I just finished. The writing is amazing and I loved the unreliable narratorness of Newland. I really felt no envy for his privilege. I really liked the depiction of May, a nice but dull person, and Wharton's explanations of why women ended up Mays were not heavy handed.
I felt like Madame Olenska was a bit of a blind spot. I couldn't see what was so attractive about her. She didn't seem to have any interests. The most fascinating thing about her was her husband.
This was also really quotable.
I liked the discussion of innocence.

There were a few quotes I liked.
1) this struck me because of how often the adjective nice when used in conversation comes across as derogatory, regardless of the user's intentions:

"What if 'niceness' carried to that supreme degree were only a negation, the curtain dropped before an emptiness? As he looked at May, returning flushed and calm from her final bull's-eye, he had the feeling that he had never yet lifted that curtain."

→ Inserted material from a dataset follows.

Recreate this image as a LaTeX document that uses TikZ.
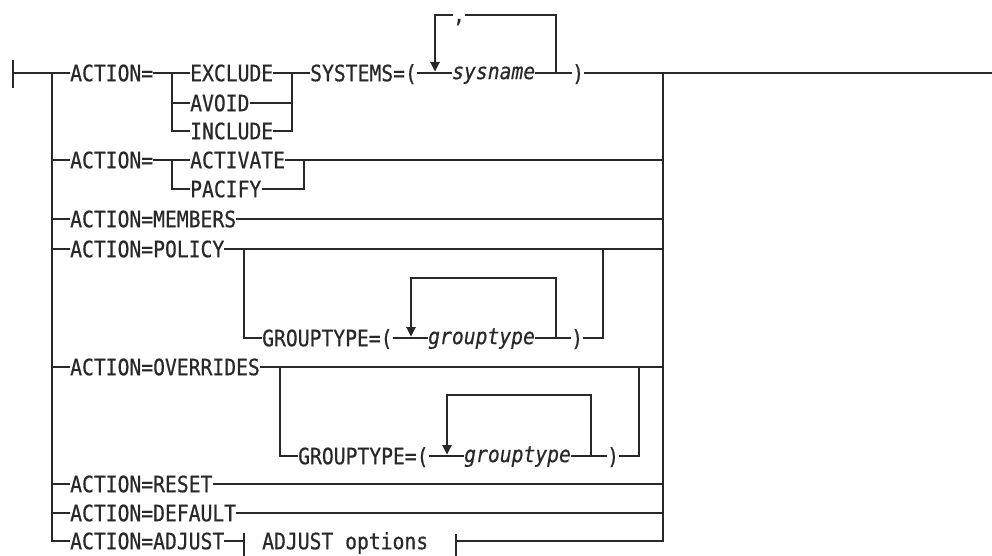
\documentclass[tikz,border=0pt]{standalone}
\usepackage{fontspec}
\newfontfamily\railfont[FakeStretch=0.875,FakeBold=0.6]{DejaVu Sans Mono}
\usetikzlibrary{arrows.meta}
\usepackage{xcolor}
\definecolor{railgray}{RGB}{40,40,40}

\tikzset{
  kw/.style={anchor=west, inner sep=0pt, text height=16.4pt, text depth=0pt,
    text=railgray, font={\railfont\fontsize{22.5pt}{25pt}\selectfont}},
  var/.style={kw, text height=12.3pt, font={\railfont\itshape\fontsize{22.5pt}{25pt}\selectfont}},
  rail/.style={draw=railgray, line width=1.1pt},
  back/.style={rail, -{Triangle[width=9.5pt,length=9.5pt]}},
}

\begin{document}
\begin{tikzpicture}[x=1pt,y=-1pt]
    \useasboundingbox (0,0) rectangle (992,556);
    \pgfmathsetmacro{\rl}{52}	% left rail
    \pgfmathsetmacro{\rr}{663}	% right rail

    \coordinate (start) at (13,73);
    \coordinate (lsplit) at (\rl,73);
    \coordinate (rjoin) at (\rr,73);
    \coordinate (stop) at (992,73);

    \draw[rail] (13,60) -- (13,88);
    \draw[rail] (start) -- (lsplit);

    % ACTION=EXCLUDE|AVOID|INCLUDE SYSTEMS=(...)
    \node[kw] (act1) at (70,73) {ACTION=};
    \node[kw] (excl) at (190,73) {EXCLUDE};
    \node[kw] (avoid) at (190,103) {AVOID};
    \node[kw] (incl) at (190,131) {INCLUDE};
    \node[kw] (sys) at (310,73) {SYSTEMS=(};
    \node[var] (sysname) at (452,73) {sysname};
    \node[kw] (sysend) at (572,73) {)};
    \coordinate (s1) at (172,73);
    \coordinate (j1) at (292,73);
    \coordinate (sysR) at (556,73);
    \coordinate (sysT) at (435,15);
    \coordinate (sysL) at (435,71.5);

    \draw[rail] (lsplit) -- (act1) -- (excl) -- (sys) -- (sysname) -- (sysend) -- (stop);
    \draw[rail] (s1) |- (avoid) -| (j1);
    \draw[rail] (s1) |- (incl) -| (j1);
    \draw[back] (sysR) |- (sysT) -- (sysL);
    \node[kw, anchor=north, fill=white, text height=10pt, text depth=2pt] (comma) at (459,12) {,};

    % ACTION=ACTIVATE|PACIFY
    \node[kw] (act2) at (70,160) {ACTION=};
    \node[kw] (actv) at (190,160) {ACTIVATE};
    \node[kw] (pacify) at (190,189) {PACIFY};
    \coordinate (s2) at (172,160);
    \coordinate (j2) at (304,160);
    \draw[rail] (lsplit |- act2) -- (act2) -- (actv) -- (rjoin |- actv);
    \draw[rail] (s2) |- (pacify) -| (j2);

    \node[kw] (memb) at (70,219) {ACTION=MEMBERS};
    \draw[rail] (lsplit |- memb) -- (memb) -- (rjoin |- memb);

    % ACTION=POLICY
    \node[kw] (pol) at (70,249) {ACTION=POLICY};
    \node[kw] (gt1) at (262,338) {GROUPTYPE=(};
    \node[var] (gtv1) at (428,338) {grouptype};
    \node[kw] (gtend1) at (571,338) {)};
    \coordinate (s4) at (244,249);
    \coordinate (j4) at (603,249);
    \coordinate (g1R) at (556,338);
    \coordinate (g1T) at (411,278);
    \coordinate (g1L) at (411,336.5);
    \draw[rail] (lsplit |- pol) -- (pol) -- (rjoin |- pol);
    \draw[rail] (s4) |- (gt1) -- (gtv1) -- (gtend1) -| (j4);
    \draw[back] (g1R) |- (g1T) -- (g1L);

    % ACTION=OVERRIDES
    \node[kw] (ovr) at (70,367) {ACTION=OVERRIDES};
    \node[kw] (gt2) at (298,456) {GROUPTYPE=(};
    \node[var] (gtv2) at (464,456) {grouptype};
    \node[kw] (gtend2) at (607,456) {)};
    \coordinate (s5) at (280,367);
    \coordinate (j5) at (639,367);
    \coordinate (g2R) at (591,456);
    \coordinate (g2T) at (447,395);
    \coordinate (g2L) at (447,454.5);
    \draw[rail] (lsplit |- ovr) -- (ovr) -- (rjoin |- ovr);
    \draw[rail] (s5) |- (gt2) -- (gtv2) -- (gtend2) -| (j5);
    \draw[back] (g2R) |- (g2T) -- (g2L);

    \node[kw] (reset) at (70,484) {ACTION=RESET};
    \node[kw] (dflt) at (70,513) {ACTION=DEFAULT};
    \draw[rail] (lsplit |- reset) -- (reset) -- (rjoin |- reset);
    \draw[rail] (lsplit |- dflt) -- (dflt) -- (rjoin |- dflt);

    % ACTION=ADJUST with fragment
    \node[kw] (adj) at (70,541) {ACTION=ADJUST};
    \node[kw] (adjopt) at (262,541) {ADJUST options};
    \coordinate (fragL) at (244,541);
    \coordinate (fragR) at (456,541);
    \draw[rail] (lsplit) |- (adj) -- (fragL);
    \draw[rail] ([yshift=8pt]fragL) -- ++(0,23);
    \draw[rail] ([yshift=7pt]fragR) -- ++(0,23);
    \draw[rail] (fragR) -| (rjoin);
\end{tikzpicture}
\end{document}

2) this was just kind of funny, about how he doesn't read poetry aloud to her anymore because of the comments she makes "In the days of their engagement, she had simply (as he now perceived) echoed what he told her; but since had ceased to provide her with opinions she had begun to hazard her own, with results destructive to his enjoyment of the works commented on."

Anyway there were more. Of course ultimately what was sad was how Newland couldn't perceive he was the main obstacle in his way. Or maybe he could. His frustrations about being locked in the ill-chosen marriage were intense. Newton came across as a bit of a kept woman himself.